Lines with "Rebuild this chart" and "2.25, 2.75, 3.25];" mark the range, both included. Reproduce exactly that stretch, without pictures.

══ Material for this task

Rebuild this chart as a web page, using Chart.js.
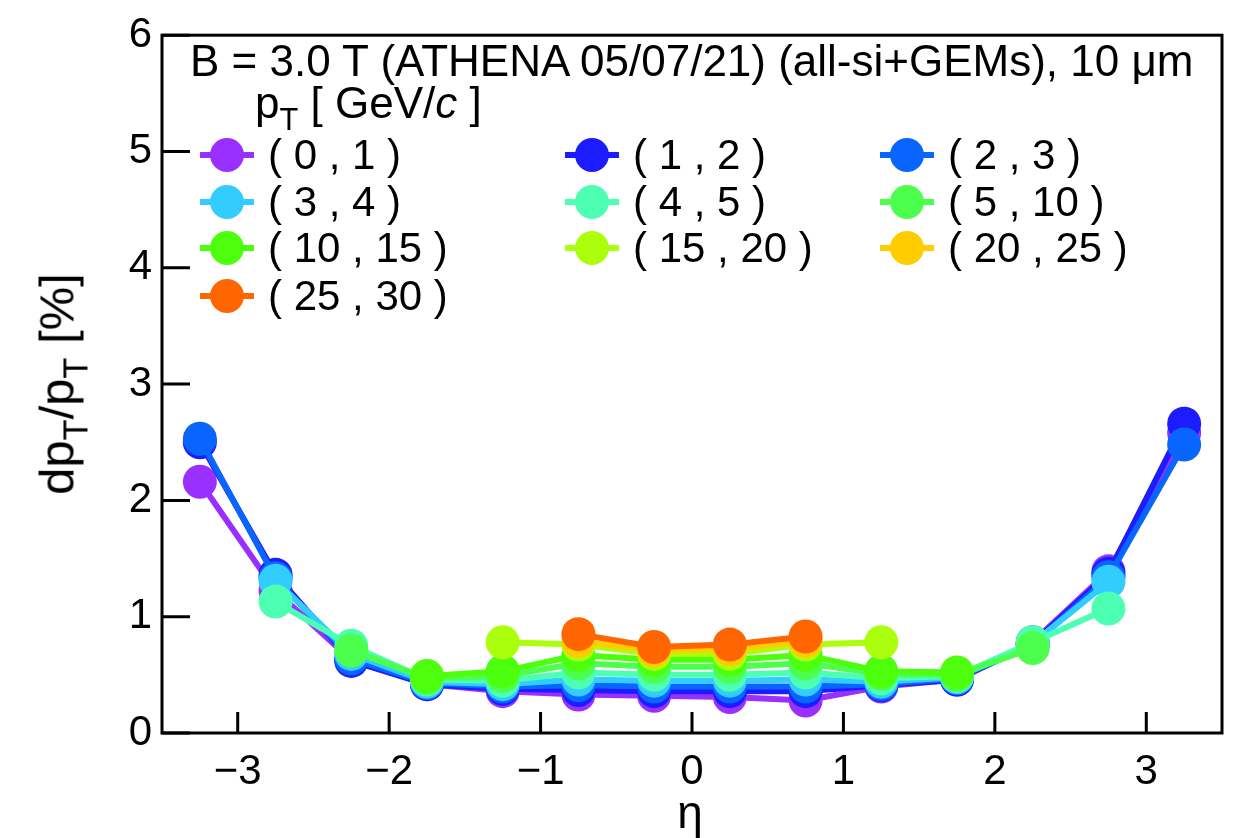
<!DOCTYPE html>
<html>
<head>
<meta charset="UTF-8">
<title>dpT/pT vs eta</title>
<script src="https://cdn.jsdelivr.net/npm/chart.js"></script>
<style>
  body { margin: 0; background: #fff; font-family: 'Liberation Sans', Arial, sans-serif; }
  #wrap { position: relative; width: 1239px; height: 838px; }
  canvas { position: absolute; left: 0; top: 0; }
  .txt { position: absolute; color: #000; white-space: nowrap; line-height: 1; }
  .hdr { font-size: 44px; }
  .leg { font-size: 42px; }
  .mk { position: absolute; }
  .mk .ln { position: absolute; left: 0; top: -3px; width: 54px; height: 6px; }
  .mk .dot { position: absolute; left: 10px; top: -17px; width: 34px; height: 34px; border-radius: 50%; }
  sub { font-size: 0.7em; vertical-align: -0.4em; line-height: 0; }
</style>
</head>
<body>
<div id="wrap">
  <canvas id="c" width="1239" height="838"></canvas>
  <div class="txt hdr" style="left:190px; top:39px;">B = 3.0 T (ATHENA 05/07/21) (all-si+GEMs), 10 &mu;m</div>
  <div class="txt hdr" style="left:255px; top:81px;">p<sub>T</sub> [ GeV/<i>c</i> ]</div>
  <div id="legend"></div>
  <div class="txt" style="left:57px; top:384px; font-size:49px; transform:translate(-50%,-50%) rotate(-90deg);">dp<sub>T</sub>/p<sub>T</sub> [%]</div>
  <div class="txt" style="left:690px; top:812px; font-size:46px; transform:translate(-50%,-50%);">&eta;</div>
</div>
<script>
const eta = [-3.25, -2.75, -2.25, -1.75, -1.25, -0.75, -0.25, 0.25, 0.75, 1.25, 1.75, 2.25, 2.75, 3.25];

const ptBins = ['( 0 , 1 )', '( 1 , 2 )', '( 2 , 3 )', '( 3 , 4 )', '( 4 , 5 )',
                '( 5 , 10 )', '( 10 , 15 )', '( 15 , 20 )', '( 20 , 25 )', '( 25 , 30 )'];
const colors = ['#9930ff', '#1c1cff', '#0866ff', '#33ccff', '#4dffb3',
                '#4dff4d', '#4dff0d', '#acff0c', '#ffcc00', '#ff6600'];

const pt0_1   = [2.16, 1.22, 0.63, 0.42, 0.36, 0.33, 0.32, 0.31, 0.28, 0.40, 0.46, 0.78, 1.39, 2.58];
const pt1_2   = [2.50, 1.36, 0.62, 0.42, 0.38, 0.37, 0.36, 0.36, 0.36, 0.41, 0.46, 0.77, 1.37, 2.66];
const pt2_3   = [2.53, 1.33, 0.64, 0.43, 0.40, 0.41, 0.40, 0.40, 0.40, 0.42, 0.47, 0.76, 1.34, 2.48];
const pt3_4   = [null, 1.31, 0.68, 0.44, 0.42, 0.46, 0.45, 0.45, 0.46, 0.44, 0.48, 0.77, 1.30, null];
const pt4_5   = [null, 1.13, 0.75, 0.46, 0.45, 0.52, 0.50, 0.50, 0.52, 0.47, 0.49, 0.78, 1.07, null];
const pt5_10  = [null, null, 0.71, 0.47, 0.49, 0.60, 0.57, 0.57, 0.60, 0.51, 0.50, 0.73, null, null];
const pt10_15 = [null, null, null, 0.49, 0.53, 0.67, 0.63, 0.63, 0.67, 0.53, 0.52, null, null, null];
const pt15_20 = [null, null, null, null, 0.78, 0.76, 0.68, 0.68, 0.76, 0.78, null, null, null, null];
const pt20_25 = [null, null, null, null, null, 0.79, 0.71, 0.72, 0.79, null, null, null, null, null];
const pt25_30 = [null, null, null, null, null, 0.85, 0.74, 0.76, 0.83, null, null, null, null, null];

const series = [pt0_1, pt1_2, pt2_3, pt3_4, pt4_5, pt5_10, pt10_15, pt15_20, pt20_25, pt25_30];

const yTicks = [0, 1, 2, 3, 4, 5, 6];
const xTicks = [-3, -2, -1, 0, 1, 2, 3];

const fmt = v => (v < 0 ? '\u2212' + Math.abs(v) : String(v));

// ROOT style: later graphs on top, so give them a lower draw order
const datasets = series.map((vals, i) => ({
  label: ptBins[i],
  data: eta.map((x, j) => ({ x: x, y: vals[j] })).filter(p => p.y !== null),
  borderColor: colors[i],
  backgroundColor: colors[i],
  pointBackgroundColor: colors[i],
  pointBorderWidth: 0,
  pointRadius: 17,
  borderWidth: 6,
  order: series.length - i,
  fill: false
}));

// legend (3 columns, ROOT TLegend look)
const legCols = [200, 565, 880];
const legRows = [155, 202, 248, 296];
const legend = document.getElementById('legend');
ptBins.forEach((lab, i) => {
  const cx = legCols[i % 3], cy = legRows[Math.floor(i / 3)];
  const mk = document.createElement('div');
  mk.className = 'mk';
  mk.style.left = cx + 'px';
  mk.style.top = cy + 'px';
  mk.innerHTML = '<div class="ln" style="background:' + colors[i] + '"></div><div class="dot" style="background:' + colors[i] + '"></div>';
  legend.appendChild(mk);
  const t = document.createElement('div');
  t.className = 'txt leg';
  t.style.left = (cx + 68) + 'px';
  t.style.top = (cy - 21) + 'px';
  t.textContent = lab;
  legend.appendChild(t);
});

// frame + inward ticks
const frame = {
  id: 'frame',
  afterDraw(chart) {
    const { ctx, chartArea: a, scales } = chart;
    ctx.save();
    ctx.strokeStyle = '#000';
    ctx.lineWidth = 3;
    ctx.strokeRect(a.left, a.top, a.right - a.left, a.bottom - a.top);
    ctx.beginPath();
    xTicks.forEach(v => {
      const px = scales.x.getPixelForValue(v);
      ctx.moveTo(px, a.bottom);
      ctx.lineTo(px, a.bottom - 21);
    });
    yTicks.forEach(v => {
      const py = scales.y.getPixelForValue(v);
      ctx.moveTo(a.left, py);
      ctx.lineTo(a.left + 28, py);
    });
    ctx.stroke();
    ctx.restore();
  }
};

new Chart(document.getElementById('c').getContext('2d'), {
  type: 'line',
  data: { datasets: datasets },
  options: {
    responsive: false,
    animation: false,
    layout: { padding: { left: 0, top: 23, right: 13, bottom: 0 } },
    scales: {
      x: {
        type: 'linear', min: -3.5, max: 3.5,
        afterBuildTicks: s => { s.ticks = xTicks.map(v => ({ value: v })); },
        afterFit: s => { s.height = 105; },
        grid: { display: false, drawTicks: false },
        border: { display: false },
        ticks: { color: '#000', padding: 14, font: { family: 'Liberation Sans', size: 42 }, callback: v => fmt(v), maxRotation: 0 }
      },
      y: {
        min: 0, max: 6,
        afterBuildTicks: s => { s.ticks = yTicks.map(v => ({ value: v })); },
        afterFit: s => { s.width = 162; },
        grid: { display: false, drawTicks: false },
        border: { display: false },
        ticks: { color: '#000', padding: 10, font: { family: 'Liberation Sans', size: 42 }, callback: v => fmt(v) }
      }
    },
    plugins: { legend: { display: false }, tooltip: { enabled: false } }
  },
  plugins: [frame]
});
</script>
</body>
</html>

════
══ Material for this task

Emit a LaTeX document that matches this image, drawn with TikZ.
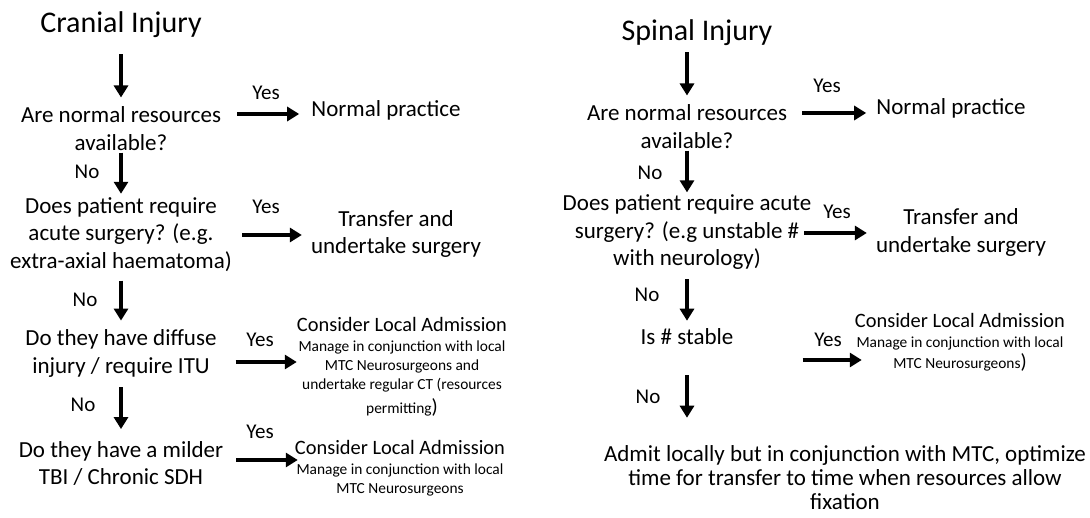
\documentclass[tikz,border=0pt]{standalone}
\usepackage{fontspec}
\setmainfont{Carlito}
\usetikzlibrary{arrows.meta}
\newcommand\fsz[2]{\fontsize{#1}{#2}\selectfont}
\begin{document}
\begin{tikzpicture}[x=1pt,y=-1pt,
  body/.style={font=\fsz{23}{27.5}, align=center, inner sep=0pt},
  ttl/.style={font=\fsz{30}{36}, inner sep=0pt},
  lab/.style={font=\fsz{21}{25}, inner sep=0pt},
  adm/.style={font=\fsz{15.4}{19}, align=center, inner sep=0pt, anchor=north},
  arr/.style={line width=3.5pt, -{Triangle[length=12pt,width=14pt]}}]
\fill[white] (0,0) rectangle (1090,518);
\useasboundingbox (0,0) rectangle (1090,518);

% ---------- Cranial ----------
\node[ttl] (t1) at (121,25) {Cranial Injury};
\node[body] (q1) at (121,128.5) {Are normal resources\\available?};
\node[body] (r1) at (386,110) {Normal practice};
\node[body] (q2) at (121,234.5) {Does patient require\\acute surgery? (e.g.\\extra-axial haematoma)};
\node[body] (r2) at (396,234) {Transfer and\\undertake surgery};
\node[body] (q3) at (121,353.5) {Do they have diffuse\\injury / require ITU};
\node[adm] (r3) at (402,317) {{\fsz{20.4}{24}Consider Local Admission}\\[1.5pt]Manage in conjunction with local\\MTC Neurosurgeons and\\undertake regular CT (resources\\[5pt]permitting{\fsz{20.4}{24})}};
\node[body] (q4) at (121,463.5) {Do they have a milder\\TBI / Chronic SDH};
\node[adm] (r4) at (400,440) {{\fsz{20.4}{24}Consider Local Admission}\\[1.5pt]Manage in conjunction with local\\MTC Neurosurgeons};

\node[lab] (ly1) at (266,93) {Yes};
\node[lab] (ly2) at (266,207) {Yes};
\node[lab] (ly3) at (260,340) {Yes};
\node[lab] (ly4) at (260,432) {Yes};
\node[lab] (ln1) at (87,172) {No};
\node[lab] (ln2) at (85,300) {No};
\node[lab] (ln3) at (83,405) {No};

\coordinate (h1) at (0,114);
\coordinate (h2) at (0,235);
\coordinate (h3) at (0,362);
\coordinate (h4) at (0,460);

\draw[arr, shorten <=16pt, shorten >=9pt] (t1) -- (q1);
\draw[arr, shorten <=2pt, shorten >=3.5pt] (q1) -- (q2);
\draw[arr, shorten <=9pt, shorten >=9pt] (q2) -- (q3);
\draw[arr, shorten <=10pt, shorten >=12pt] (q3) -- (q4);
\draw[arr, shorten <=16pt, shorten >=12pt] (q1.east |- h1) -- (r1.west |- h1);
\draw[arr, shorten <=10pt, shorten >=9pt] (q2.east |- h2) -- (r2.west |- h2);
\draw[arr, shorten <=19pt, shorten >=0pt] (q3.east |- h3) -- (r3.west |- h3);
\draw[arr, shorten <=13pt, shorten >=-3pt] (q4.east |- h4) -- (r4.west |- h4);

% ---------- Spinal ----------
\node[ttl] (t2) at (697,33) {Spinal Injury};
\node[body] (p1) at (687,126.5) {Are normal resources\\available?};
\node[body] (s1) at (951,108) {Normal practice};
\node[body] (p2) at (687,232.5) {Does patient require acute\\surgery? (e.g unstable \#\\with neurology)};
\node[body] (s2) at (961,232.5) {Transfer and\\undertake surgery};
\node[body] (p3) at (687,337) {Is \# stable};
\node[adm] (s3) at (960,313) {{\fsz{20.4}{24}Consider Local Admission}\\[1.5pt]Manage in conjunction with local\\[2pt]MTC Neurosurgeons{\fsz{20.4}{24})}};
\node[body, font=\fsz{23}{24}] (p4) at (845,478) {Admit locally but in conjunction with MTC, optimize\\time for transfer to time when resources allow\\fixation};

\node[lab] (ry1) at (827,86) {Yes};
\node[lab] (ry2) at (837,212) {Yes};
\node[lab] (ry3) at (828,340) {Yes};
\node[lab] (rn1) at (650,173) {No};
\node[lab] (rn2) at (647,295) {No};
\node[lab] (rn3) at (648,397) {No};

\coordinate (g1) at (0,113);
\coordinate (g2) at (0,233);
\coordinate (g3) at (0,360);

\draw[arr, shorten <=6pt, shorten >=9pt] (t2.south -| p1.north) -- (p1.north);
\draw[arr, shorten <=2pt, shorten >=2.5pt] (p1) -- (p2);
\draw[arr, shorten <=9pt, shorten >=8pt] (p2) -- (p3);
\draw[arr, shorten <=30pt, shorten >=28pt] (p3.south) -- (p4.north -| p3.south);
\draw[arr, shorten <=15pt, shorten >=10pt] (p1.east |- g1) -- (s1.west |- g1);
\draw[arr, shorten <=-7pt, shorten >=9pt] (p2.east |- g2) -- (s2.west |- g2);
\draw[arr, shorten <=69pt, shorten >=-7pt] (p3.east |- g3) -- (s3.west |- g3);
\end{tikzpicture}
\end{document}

════

» Output for this exercise
Rebuild this chart as a web page, using Chart.js.
<!DOCTYPE html>
<html>
<head>
<meta charset="UTF-8">
<title>dpT/pT vs eta</title>
<script src="https://cdn.jsdelivr.net/npm/chart.js"></script>
<style>
  body { margin: 0; background: #fff; font-family: 'Liberation Sans', Arial, sans-serif; }
  #wrap { position: relative; width: 1239px; height: 838px; }
  canvas { position: absolute; left: 0; top: 0; }
  .txt { position: absolute; color: #000; white-space: nowrap; line-height: 1; }
  .hdr { font-size: 44px; }
  .leg { font-size: 42px; }
  .mk { position: absolute; }
  .mk .ln { position: absolute; left: 0; top: -3px; width: 54px; height: 6px; }
  .mk .dot { position: absolute; left: 10px; top: -17px; width: 34px; height: 34px; border-radius: 50%; }
  sub { font-size: 0.7em; vertical-align: -0.4em; line-height: 0; }
</style>
</head>
<body>
<div id="wrap">
  <canvas id="c" width="1239" height="838"></canvas>
  <div class="txt hdr" style="left:190px; top:39px;">B = 3.0 T (ATHENA 05/07/21) (all-si+GEMs), 10 &mu;m</div>
  <div class="txt hdr" style="left:255px; top:81px;">p<sub>T</sub> [ GeV/<i>c</i> ]</div>
  <div id="legend"></div>
  <div class="txt" style="left:57px; top:384px; font-size:49px; transform:translate(-50%,-50%) rotate(-90deg);">dp<sub>T</sub>/p<sub>T</sub> [%]</div>
  <div class="txt" style="left:690px; top:812px; font-size:46px; transform:translate(-50%,-50%);">&eta;</div>
</div>
<script>
const eta = [-3.25, -2.75, -2.25, -1.75, -1.25, -0.75, -0.25, 0.25, 0.75, 1.25, 1.75, 2.25, 2.75, 3.25];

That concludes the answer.